True, which is why the invading state needs a laundry list of factors in its favor as well as a reconstruction of its own appearance to the chinese.

Do you have anything to add to my list of factors which could result in a japanese conqueror of at least part of china?

At a glance, your list looks fine, but I was just trying to present other additional viewpoints/requirements as well.

Gongsun Kang had most of modern day Korea under his direct influence and their relationship to the Han could only be described as tributaries, and directly ruled a good portion of it. Gorguryeo resisted, but they were mostly outside of Korea proper at the time, and any resistance in the extreme south of Korea is too poorly documented in the English translations for me to be certain. That is, if you do not dismiss the idea that the Han never once touched Korea proper and that Gongsun Kang was actually a subordinate to Gorguryeo that is commonly being presented and I soundly reject. But, this is a minor quibble. One I suspect we may have had before?

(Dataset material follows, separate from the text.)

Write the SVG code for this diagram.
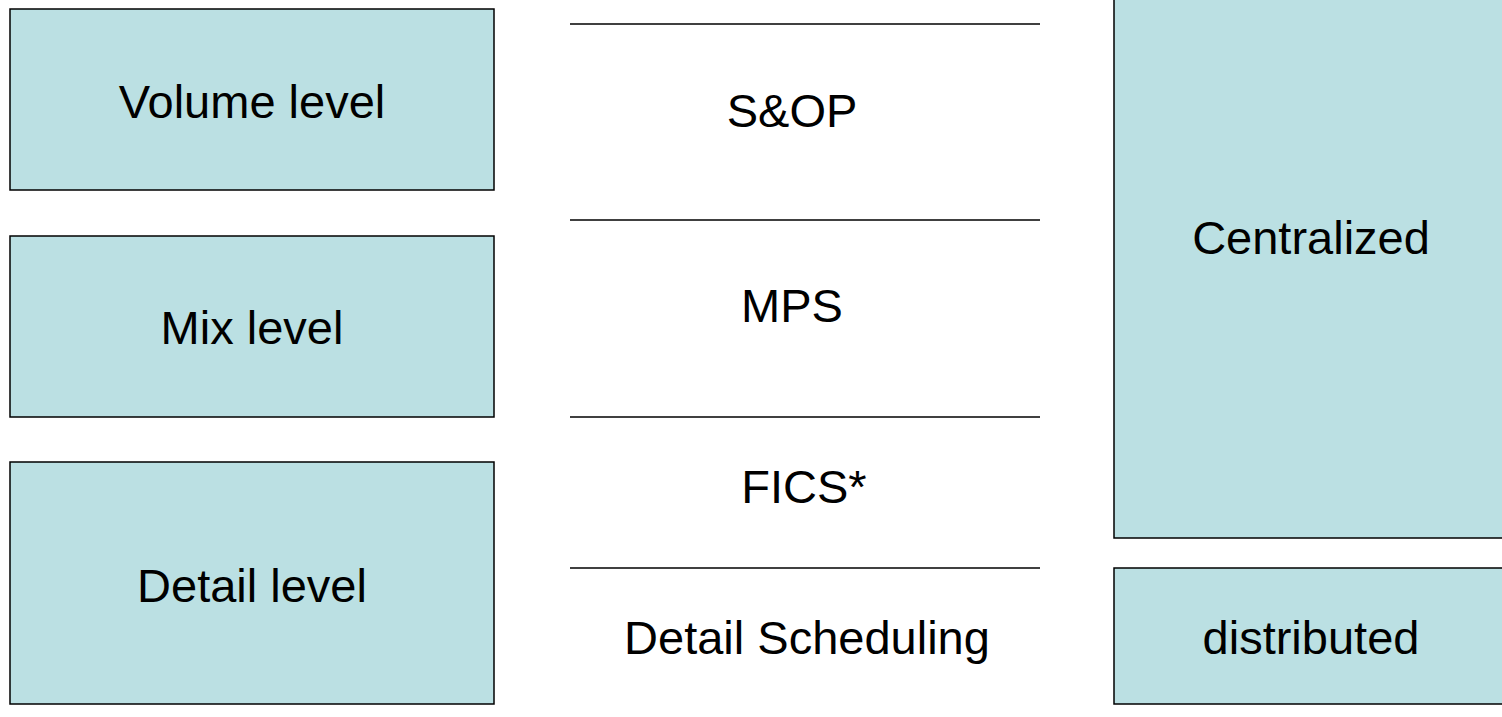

Chinese influence never expanded beyond the Lelang Commandery, as Goguryeo continuously raided the four commandaries and probably destroyed two of them within only 25 years. The Han, and later Gongsun Kang, probably only controlled about 1/4-1/8 of what is now North Korea. Meanwhile, the southern states were politically under Mahan, Jinhan, and Byeonhan's loose influences, and although some were influenced by the Chinese, they were never under its direct political control.
 

scholar

Banned
Chinese influence never expanded beyond the Lelang Commandery, as Goguryeo continuously raided the four commandaries and probably destroyed two of them within only 25 years. The Han, and later Gongsun Kang, probably only controlled about 1/4-1/8 of what is now North Korea. Meanwhile, the southern states were politically under Mahan, Jinhan, and Byeonhan's loose influences, and although some were influenced by the Chinese, they were never under its direct political control.
That's not right from my understanding, but I recognize that we won't reconcile on this one because of the various conflicting records and modern 'reassessment' of old records.

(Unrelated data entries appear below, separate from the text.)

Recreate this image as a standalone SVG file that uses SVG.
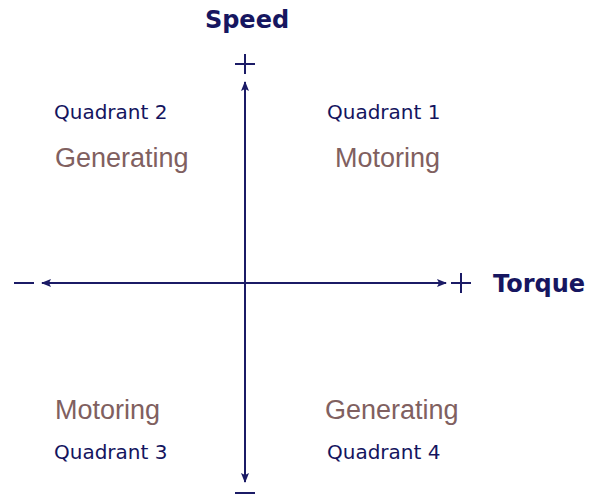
<svg xmlns="http://www.w3.org/2000/svg" width="590" height="499" viewBox="0 0 590 499">
<style>
.ax{stroke:#1b1b66;stroke-width:2;fill:none}
.sg{stroke:#1b1b66;stroke-width:2}
.title{font-family:"DejaVu Sans",Verdana,sans-serif;font-weight:bold;font-size:24px;fill:#161660}
.q{font-family:"DejaVu Sans",Verdana,sans-serif;font-size:20px;fill:#14145e}
.m{font-family:"Liberation Sans",Arial,sans-serif;font-size:27px;fill:#806060}
</style>
<defs>
<marker id="ah" viewBox="0 0 10 10" refX="9" refY="5" markerWidth="5" markerHeight="5" orient="auto-start-reverse" markerUnits="strokeWidth">
<path d="M0,1 L10,5 L0,9 L2,5 Z" fill="#1b1b66"/>
</marker>
</defs>
<rect width="590" height="499" fill="#fff"/>
<g id="connectors">
<line class="ax" x1="245" y1="82" x2="245" y2="482" marker-start="url(#ah)" marker-end="url(#ah)"/>
<line class="ax" x1="42" y1="283" x2="446" y2="283" marker-start="url(#ah)" marker-end="url(#ah)"/>
</g>
<g id="signs">
<line class="sg" x1="235" y1="64" x2="255" y2="64"/>
<line class="sg" x1="245" y1="54" x2="245" y2="74"/>
<line class="sg" x1="451" y1="283" x2="471" y2="283"/>
<line class="sg" x1="461" y1="273" x2="461" y2="293"/>
<line class="sg" x1="14" y1="283" x2="34" y2="283"/>
<line class="sg" x1="235" y1="493" x2="255" y2="493"/>
</g>
<g id="speed"><text class="title" x="247" y="28" text-anchor="middle">Speed</text></g>
<g id="torque"><text class="title" x="493" y="292">Torque</text></g>
<g id="q1">
<text class="q" x="327" y="119">Quadrant 1</text>
<text class="m" x="335" y="167">Motoring</text>
</g>
<g id="q2">
<text class="q" x="54" y="119">Quadrant 2</text>
<text class="m" x="55" y="167">Generating</text>
</g>
<g id="q3">
<text class="m" x="55" y="419">Motoring</text>
<text class="q" x="54" y="459">Quadrant 3</text>
</g>
<g id="q4">
<text class="m" x="325" y="419">Generating</text>
<text class="q" x="327" y="459">Quadrant 4</text>
</g>
</svg>
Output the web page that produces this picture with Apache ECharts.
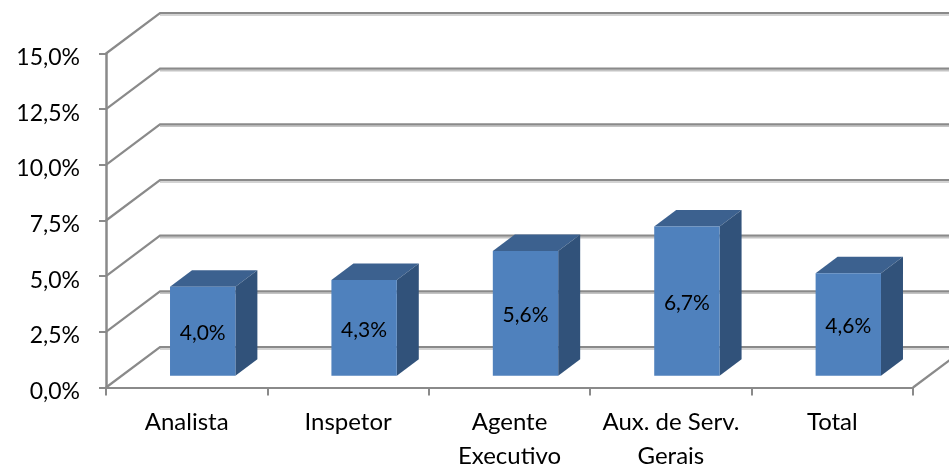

But the notion that it was only 1/8th of North Korea is almost as bad as the people saying he never invaded Korea at all.
 
That's not right from my understanding, but I recognize that we won't reconcile on this one because of the various conflicting records and modern 'reassessment' of old records.

But the notion that it was only 1/8th of North Korea is almost as bad as the people saying he never invaded Korea at all.

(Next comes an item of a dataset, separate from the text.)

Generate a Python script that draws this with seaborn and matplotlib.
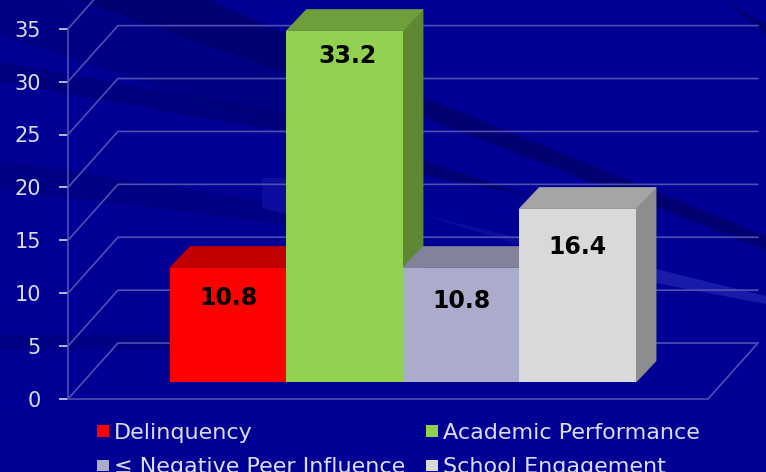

Well, no. Although the statelets in Korea were politically independent, and the Chinese probably had limited control beyond what is now Pyongyang, I certainly recognize that culturally speaking, the Han significantly influenced the various states within the peninsula. Borders also fluctuated over time.

Also, my point was that Korea as an entity becomes much more opaque before Balhae, which was why I was ignoring it previously. Although most of Goguryeo's territory was located in what is now Manchuria, there are very few people who consider it as a Chinese state, rather than a Korean one. Although "China Proper" certainly existed from around 221, after the Qin unified China, to the present, there is technically no such thing as "Korea Proper," as Goguryeo and Balhae possessed numerous similar cultural elements as those of the southern peninsular states, and (Southern) Manchuria could have been considered as culturally "Korean" at the time.